Pero lo que por lejos más levanta las alertas es la regulación que se hace respecto del aporte privado a las instituciones de educación superior y del crecimiento de sus vacantes de pregrado. Efectivamente, el proyecto de ley prohíbe que las instituciones le cobren un copago a los alumnos que accedan a este sistema de financiamiento, con la sola excepción de aquellos que pertenezcan al 10% más rico de la población. Esto implica un problema de desfinanciamiento para las universidades, especialmente para las privadas complejas, es decir, aquellas que desarrollan, además de docencia y vinculación con el medio, investigación y creación artística. Pero no solo ello: las restricciones al crecimiento de la matrícula que tiene la gratuidad se hacen extensivas a todo el sistema. En suma, el Estado adquiere el control casi completo, al definir cuántos recursos le entregará a cada institución y cuánto podría crecer cada una de ellas. ¿Suena lógico para un sistema de educación superior que, como hemos visto, es razonablemente bueno y tiene gran dinamismo? ¿Quién podría pensar que es necesario modificar las reglas vigentes para que el Estado limite los recursos que puedan recibir las instituciones (¡por parte de los privados!) y cuánto pueden ellas expandirse?

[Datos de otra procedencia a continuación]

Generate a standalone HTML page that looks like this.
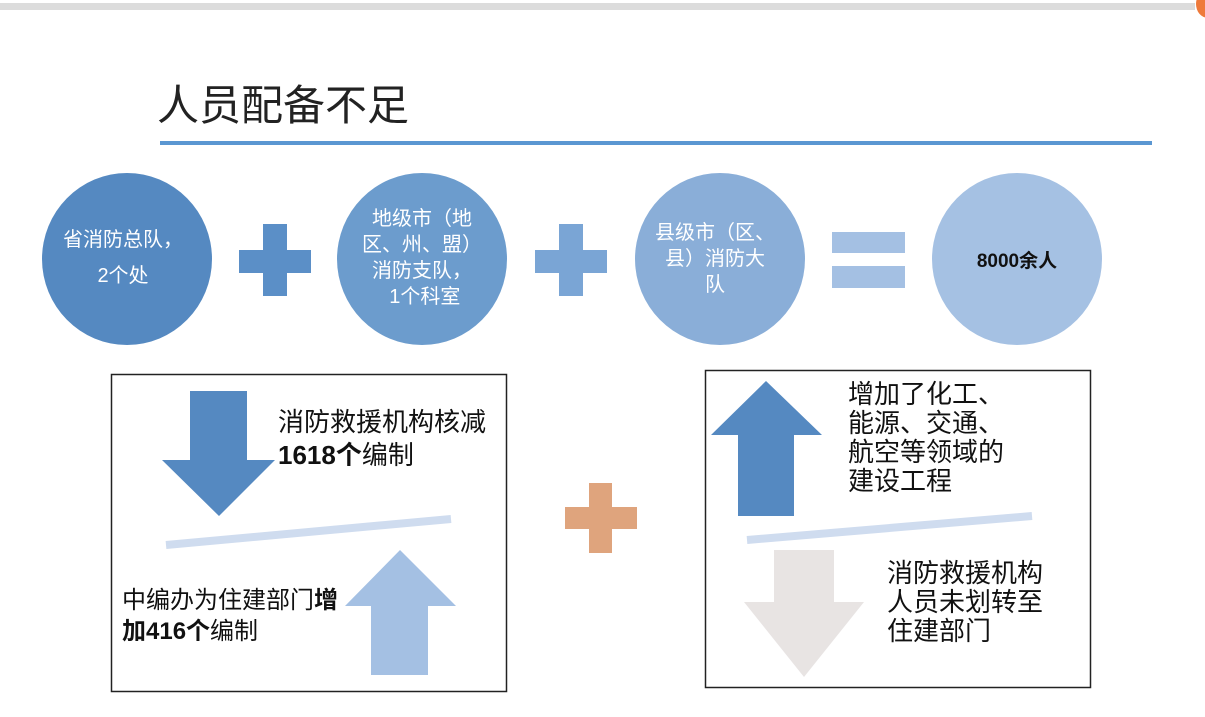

En resumen, lo que observamos a la base del proyecto de ley del FES es una ideología que recela completamente del aporte privado a la educación, que no cree en la provisión mixta ni en las alianzas público-privadas, aunque diga lo contrario. Para nuestro actual Gobierno, si la educación no es provista por el Estado, en las condiciones que él determine y financiada también por él, la educación no es tal. Y como todavía no es posible eliminar a los privados, les pone tal cantidad de limitaciones que les hace difícil su sostenibilidad, acabando, de paso, con el interés de nuevos actores por entrar al sistema.
No nos sorprendamos si, aprobado este proyecto, en 10 años más observamos un estancamiento o, incluso, la decadencia del sistema de educación superior. Será la consecuencia natural de la aplicación de recetas ideológicamente trasnochadas.